Target: ₹22,000
CMP: ₹18,815
Nestle India continues to report mid to high teens (14-18 per cent) revenue growth driven by broad-based performance across all segments. Impact of price hike on LUPs (15-20 per cent salience) is moderately concerning. However, early-signs of clawing back volume market share in the main-stream and premium segments is comforting. We maintain our long-term investment thesis of Nestle’s likely outperformance compared to peers.

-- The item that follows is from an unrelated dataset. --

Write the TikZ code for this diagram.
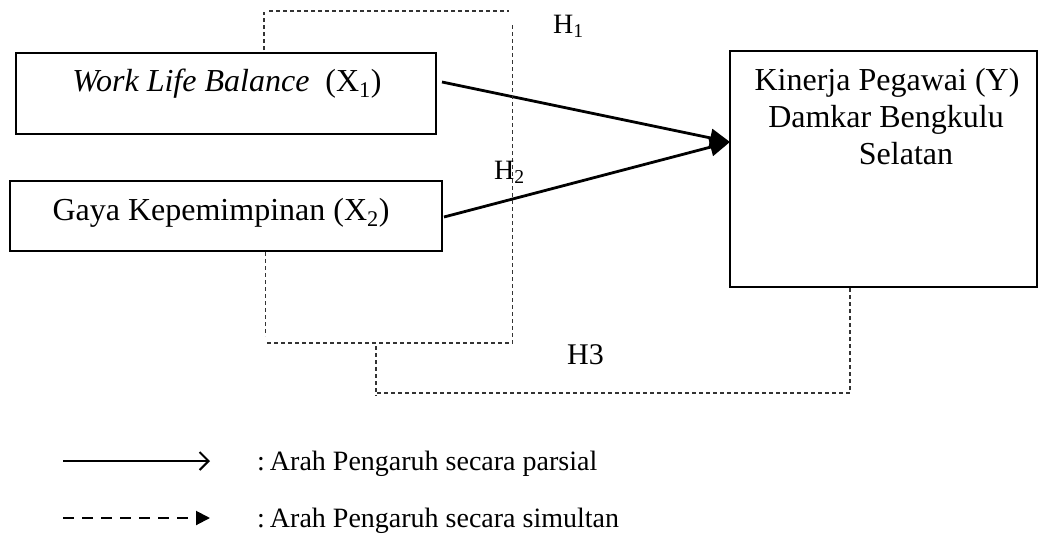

Q4-CY22 good revenue performance (+14 per cent y-o-y) has benefits of strong recovery in large metro cities along with continued deeper expansion in lower tier towns and villages and a portfolio which is better insulated to overall market slowdown (rurban distribution expansion is helping). Gross margin contracted 193 bps y-o-y to 54.6 per cent (up 218 bps q-o-q).
The management highlighted that fresh milk, cereals, grain, and coffee remain inflationary while there are early signs of softening in edible oils and packaging materials. We note that the management had highlighted that it is looking to drive cost-control measures to partly offset inflationary impact.While margin pressure continues, some cool-off is seen in select commodities of edible oils and packaging materials.
We believe the street will continue to appreciate volume-based outperformance which Nestle is witnessing.